> [EXTRACTED MATERIAL]
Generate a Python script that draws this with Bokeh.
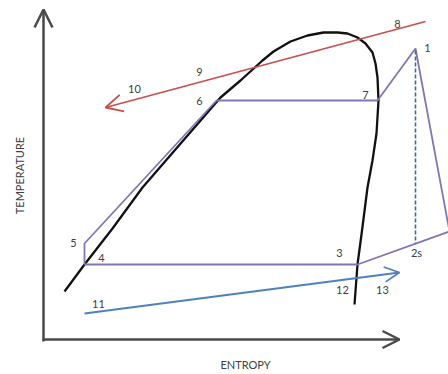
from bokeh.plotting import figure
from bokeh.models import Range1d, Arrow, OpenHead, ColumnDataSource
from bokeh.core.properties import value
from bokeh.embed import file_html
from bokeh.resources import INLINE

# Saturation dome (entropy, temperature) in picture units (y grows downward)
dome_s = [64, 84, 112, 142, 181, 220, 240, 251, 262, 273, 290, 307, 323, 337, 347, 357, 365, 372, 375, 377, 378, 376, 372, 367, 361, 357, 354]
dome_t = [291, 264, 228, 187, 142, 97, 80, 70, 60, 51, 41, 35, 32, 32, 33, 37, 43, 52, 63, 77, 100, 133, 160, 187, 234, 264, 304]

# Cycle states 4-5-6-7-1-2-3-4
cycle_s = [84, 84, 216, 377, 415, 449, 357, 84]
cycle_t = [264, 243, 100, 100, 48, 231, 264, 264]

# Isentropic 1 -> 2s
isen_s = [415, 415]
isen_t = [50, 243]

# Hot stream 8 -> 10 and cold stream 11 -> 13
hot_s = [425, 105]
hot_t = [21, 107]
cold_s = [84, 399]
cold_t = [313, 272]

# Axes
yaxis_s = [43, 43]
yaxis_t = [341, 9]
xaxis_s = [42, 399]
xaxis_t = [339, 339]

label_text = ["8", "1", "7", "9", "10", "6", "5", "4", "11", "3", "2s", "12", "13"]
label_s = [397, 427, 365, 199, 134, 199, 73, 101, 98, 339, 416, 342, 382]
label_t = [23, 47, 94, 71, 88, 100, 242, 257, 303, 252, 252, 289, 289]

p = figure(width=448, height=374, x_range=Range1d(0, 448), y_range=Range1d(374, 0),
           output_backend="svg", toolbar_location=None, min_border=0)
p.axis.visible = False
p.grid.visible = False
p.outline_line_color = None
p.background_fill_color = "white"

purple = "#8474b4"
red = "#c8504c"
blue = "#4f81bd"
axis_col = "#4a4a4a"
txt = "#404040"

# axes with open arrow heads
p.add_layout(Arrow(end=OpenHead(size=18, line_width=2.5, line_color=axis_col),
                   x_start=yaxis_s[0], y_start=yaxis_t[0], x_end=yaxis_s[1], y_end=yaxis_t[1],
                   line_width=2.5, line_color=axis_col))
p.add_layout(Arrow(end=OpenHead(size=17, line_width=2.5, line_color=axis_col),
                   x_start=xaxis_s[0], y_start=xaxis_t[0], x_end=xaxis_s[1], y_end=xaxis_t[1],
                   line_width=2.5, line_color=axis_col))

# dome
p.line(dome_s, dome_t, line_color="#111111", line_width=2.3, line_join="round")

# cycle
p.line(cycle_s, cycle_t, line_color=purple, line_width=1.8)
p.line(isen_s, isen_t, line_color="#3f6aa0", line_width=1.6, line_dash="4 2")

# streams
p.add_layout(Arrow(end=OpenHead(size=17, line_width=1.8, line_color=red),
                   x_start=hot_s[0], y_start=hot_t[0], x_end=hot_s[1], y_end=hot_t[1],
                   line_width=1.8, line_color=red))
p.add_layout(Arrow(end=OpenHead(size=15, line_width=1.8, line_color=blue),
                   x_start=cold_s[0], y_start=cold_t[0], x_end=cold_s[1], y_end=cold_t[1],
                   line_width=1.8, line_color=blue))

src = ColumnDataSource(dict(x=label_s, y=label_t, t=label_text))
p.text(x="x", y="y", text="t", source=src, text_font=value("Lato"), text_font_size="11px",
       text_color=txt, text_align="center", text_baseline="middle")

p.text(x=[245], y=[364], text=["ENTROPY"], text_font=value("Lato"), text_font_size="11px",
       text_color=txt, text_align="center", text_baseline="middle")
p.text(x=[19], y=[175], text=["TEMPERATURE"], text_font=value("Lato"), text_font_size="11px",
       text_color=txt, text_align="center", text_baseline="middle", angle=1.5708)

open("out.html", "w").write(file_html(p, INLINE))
--
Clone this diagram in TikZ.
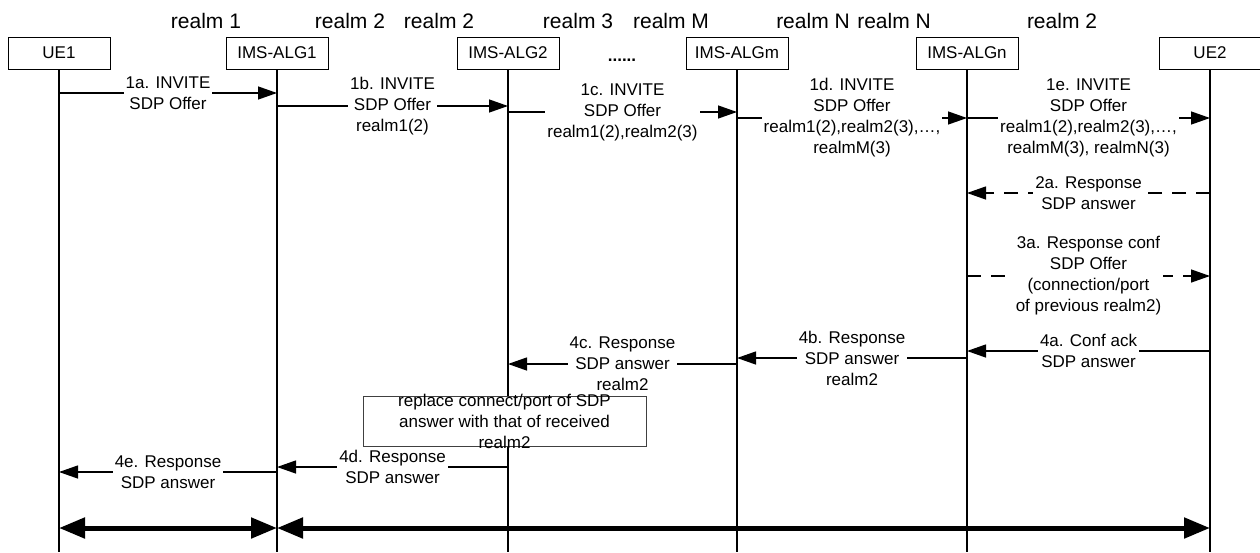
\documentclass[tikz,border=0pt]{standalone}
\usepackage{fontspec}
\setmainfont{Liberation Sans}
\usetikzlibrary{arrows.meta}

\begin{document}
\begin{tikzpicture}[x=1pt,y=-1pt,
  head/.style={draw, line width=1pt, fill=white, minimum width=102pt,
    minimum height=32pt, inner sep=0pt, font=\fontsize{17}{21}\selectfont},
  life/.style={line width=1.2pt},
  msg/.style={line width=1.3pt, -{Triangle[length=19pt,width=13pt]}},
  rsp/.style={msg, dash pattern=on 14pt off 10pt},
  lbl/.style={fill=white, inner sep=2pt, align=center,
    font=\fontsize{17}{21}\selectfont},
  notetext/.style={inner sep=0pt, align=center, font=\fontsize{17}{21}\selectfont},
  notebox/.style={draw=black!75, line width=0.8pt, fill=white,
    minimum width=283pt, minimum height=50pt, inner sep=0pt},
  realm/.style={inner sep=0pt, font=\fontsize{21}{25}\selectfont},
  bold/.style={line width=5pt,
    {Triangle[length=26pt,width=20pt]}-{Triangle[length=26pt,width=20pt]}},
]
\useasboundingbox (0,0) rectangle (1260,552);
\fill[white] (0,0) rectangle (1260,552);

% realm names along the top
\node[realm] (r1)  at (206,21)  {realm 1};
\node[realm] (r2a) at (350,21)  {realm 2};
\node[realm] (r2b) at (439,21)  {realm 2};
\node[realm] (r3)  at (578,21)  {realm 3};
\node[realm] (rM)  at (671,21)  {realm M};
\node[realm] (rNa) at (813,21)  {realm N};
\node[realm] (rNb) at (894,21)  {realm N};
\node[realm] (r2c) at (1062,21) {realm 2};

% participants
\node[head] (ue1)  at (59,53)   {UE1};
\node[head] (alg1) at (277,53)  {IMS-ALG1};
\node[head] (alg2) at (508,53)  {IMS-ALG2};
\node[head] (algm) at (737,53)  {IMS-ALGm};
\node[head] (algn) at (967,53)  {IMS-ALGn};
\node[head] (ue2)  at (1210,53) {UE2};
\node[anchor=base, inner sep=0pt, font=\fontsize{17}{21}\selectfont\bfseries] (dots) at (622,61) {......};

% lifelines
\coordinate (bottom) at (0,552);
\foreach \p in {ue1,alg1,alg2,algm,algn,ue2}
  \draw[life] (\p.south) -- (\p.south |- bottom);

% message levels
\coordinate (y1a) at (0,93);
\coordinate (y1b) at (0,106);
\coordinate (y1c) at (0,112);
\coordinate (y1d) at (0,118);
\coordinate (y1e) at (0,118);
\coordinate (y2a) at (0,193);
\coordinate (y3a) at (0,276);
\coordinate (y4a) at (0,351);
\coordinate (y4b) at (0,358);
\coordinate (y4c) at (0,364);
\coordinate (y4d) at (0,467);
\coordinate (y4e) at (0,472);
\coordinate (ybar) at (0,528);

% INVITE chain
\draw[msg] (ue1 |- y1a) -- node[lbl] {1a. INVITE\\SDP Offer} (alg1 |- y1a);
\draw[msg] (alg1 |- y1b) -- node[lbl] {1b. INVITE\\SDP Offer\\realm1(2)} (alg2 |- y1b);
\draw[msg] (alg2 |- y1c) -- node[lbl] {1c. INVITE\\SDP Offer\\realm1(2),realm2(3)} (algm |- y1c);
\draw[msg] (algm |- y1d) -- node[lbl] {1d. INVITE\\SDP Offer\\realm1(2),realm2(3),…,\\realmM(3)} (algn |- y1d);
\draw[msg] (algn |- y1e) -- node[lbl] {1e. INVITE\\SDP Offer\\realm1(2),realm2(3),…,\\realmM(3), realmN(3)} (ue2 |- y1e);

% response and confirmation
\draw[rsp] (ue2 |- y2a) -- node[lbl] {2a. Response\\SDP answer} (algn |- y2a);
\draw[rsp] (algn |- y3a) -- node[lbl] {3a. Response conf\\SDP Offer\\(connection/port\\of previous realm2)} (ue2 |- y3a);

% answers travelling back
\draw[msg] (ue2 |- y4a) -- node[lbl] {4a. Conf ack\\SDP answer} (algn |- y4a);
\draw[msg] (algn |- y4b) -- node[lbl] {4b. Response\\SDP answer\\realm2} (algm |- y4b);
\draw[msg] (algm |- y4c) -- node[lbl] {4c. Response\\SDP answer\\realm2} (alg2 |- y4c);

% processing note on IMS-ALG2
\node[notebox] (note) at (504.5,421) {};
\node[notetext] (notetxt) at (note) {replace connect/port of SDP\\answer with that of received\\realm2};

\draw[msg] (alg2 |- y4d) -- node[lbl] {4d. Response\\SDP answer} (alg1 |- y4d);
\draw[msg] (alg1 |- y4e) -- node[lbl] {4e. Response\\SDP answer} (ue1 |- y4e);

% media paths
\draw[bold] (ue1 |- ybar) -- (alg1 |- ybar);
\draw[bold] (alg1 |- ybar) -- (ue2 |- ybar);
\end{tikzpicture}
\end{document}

> [WHAT TO PRODUCE] Only the lines from the one with "Generate a Python" through the one with "234, 264, 304]" belong in your copy; retype them exactly and drop any pictures.

> [FULL SOLUTION]
Generate a Python script that draws this with Bokeh.
from bokeh.plotting import figure
from bokeh.models import Range1d, Arrow, OpenHead, ColumnDataSource
from bokeh.core.properties import value
from bokeh.embed import file_html
from bokeh.resources import INLINE

# Saturation dome (entropy, temperature) in picture units (y grows downward)
dome_s = [64, 84, 112, 142, 181, 220, 240, 251, 262, 273, 290, 307, 323, 337, 347, 357, 365, 372, 375, 377, 378, 376, 372, 367, 361, 357, 354]
dome_t = [291, 264, 228, 187, 142, 97, 80, 70, 60, 51, 41, 35, 32, 32, 33, 37, 43, 52, 63, 77, 100, 133, 160, 187, 234, 264, 304]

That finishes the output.